Hinter vorgehaltener Hand wird daher auch mehr und mehr Kritik an der Ratsvorsitzenden geäußert. Zwar sind zügellose Sitzungen weiter von niemandem erwünscht, doch dürfe dies nicht dazu führen, dass keine lebendigen Diskussionen stattfinden. "Wenn ein spontaner Einwurf auf eine gerade gehaltene Rede erst dann möglich ist, wenn die Rede zuende ist und man dann nach Worterteilung durch die Ratsvorsitzende auch noch den Weg zu dem weit entfernten Saalmikrofon suchen muss, dann erstirbt jede lebendige Diskussion und damit ein wichtiger Zweck einer Ratssitzung", ist von einem Ratsmitglied zu hören.

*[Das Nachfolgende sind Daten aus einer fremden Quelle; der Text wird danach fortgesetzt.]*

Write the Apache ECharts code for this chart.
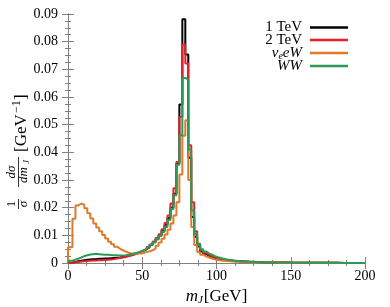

◼︎ Kein Platz für Bürgernähe
Das Fehlen einer lebendigen Streitkultur mit Zwischenrufen dürfte aber auch über den Rat hinaus für Frust sorgen, allen voran bei denen, die den mühsamen Weg zu den Ratssitzungen nicht scheuen. Denn seit längerer Zeit schon finden diese nicht mehr im Rathaus statt, sondern im "Kulturforum Wienebüttel", jenem scheunenartigen Gebäude abseits am Stadtrand. Wie dies mit der vielbeschworenen Bürgernähe zusammenpasst, ist ein anderes Thema.